2 Delicious & Healthy Recipes for Easter Brunch
- Published: Friday, April 3rd 2015
- in Nutrition
A brunch recipe you can make ahead and and eggs inspired by Julia Child herself!
Audible Groaning Eggs a la Julia
For the Sauce:
2 cups (500ml) rich beef stock (or chicken stock, in a pinch)
2 cups (500ml) red wine
1 bay leaf
1 sprig fresh thyme
1 small shallot, minced
1 medium carrot, peeled and diced
Pinch cayenne pepper
Pinch black pepper
4 tablespoons (60g) unsalted butter, at room temperature, divided
2 tablespoons flour
For the Garnish:
4 ounces (120g) smoked bacon, cut into 1/2-inch pieces
8 ounces (240g) small button mushrooms, halved
For the Eggs:
8 very fresh eggs
1 teaspoon vinegar
8 slices pain de campagne, or any hearty country-style bread
1 large clove garlic, halved
Fresh thyme, for garnish
1. For the sauce, combine the stock, wine, herbs, shallots, carrot, and seasonings in a heavy-bottomed pot and bring to a boil over medium high heat. Boil rapidly until the liquid has reduced to two cups (500ml). Strain out the shallots and herbs. Blend 2 tablespoons of the butter with the flour, working them together into a smooth paste. Off the heat, whisk the butter-flour mixture into the wine. Return it to the heat and boil for about 30 seconds, until thickened. Cover and set aside.

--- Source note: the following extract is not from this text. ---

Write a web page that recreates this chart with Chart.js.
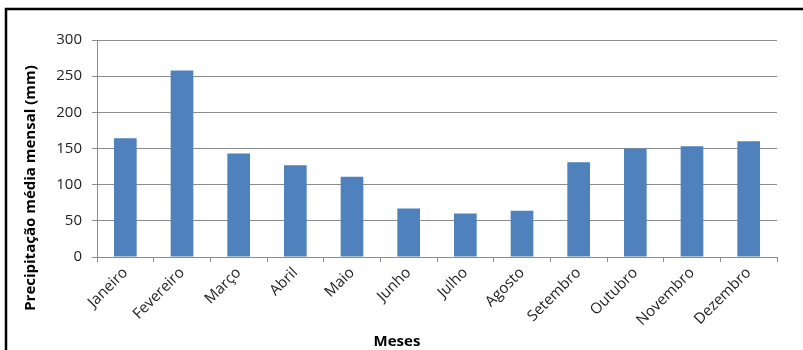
<!DOCTYPE html>
<html>
<head>
<meta charset="utf-8">
<script src="https://cdn.jsdelivr.net/npm/chart.js@4.4.0/dist/chart.umd.min.js"></script>
<style>
  html, body { margin: 0; padding: 0; background: #fff; }
</style>
</head>
<body>
<canvas id="Cnvs" width="803" height="350"></canvas>
<script>
var meses = ['Janeiro', 'Fevereiro', 'Março', 'Abril', 'Maio', 'Junho', 'Julho',
             'Agosto', 'Setembro', 'Outubro', 'Novembro', 'Dezembro'];
var precipitacao = [164, 258, 143, 127, 111, 67, 60, 64, 131, 150, 153, 160];
var yMin = 0, yMax = 300, yStep = 50;
var yTitle = 'Precipitação média mensal (mm)';
var xTitle = 'Meses';

var fonte = "'Open Sans', sans-serif";

// moldura preta e títulos dos eixos (posicionados como no Excel)
var extras = {
  id: 'extras',
  afterDraw: function(chart) {
    var ctx = chart.ctx;
    ctx.save();
    ctx.strokeStyle = '#000';
    ctx.lineWidth = 2.5;
    ctx.beginPath();
    ctx.moveTo(6, 352);
    ctx.lineTo(6, 9);
    ctx.lineTo(805, 9);
    ctx.stroke();

    ctx.fillStyle = '#000';
    ctx.font = 'bold 15px ' + fonte;
    ctx.textAlign = 'center';
    ctx.textBaseline = 'middle';
    ctx.fillText(xTitle, 397, 342);

    ctx.translate(31, 188);
    ctx.rotate(-Math.PI / 2);
    ctx.fillText(yTitle, 0, 0);
    ctx.restore();
  }
};

var grade = '#8c8c8c';

var barChart = new Chart(document.getElementById('Cnvs'), {
  type: 'bar',
  data: {
    labels: meses,
    datasets: [{
      data: precipitacao,
      backgroundColor: '#4f81bd',
      borderWidth: 0,
      barPercentage: 0.4,
      categoryPercentage: 1.0
    }]
  },
  options: {
    responsive: false,
    animation: false,
    layout: { padding: { top: 40, right: 26, left: 0, bottom: 0 } },
    plugins: {
      legend: { display: false },
      tooltip: { enabled: false }
    },
    scales: {
      x: {
        grid: {
          display: true,
          offset: true,
          drawOnChartArea: false,
          drawTicks: true,
          tickLength: 5,
          color: grade
        },
        border: { display: true, color: grade },
        ticks: {
          minRotation: 45,
          maxRotation: 45,
          padding: 2,
          color: '#222',
          font: { family: fonte, size: 15 }
        },
        afterFit: function(scale) { scale.height = 93; }
      },
      y: {
        min: yMin,
        max: yMax,
        grid: { color: grade, tickLength: 5 },
        border: { display: true, color: grade },
        ticks: {
          stepSize: yStep,
          padding: 10,
          color: '#222',
          font: { family: fonte, size: 15 }
        },
        afterFit: function(scale) { scale.width = 97; }
      }
    }
  },
  plugins: [extras]
});
</script>
</body>
</html>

2. While the wine mixture is boiling, heat a frying pan over medium-high heat and cook the bacon pieces until crisp. Remove to a paper towel with a slotted spoon. Add the mushrooms to the bacon fat in the pan and fry until golden-brown, about 5 minutes. Season lightly with salt and set aside.
3. To poach the eggs, bring a saucepan with water to a depth of 2 inches to a gentle simmer. Add the vinegar. Break the eggs one at a time into a small bowl or ramekin and gently tip them into the water. Poach each egg for 3-4 minutes, until the white is cooked but the yolk is still runny. Remove with a slotted spoon to a bowl of warm lightly-salted water (or, if you’re going to be serving them immediately, just to a plate).
4. Just before serving, toast the slices of bread and rub each one with the cut side of a garlic clove. Rewarm the sauce and whisk in the remaining 2 tablespoons butter. Taste and correct the seasoning if needed.
To serve, place place two slices of bread on each plate. Top each one with a poached egg. Divide the sauce between the plates, and top with the fried mushrooms and bacon. Garnish with some fresh thyme and serve immediately.
Source: Adapted from Mastering the Art of French Cooking: Vol I, by Julia Child
Make Ahead French Toast
2 cups milk
1 teaspoon lemon rind
1 teaspoon sugar
1 teaspoon vanilla
½ teaspoon salt
¼ teaspoon cinnamon
8 slices of bread, cut on the diagonal
1. Grease 9 x 13″ shallow baking dish; set aside.
2. In large bowl, beat together all ingredients except bread.
3. Arrange bread slices so they overlap. Pour egg mixture over the bread.
4. Cover; refrigerate overnight. When ready to serve, preheat oven to 350 degrees. Bake for 30 to 35 minutes, until golden and fluffy. Serve with syrup or jam.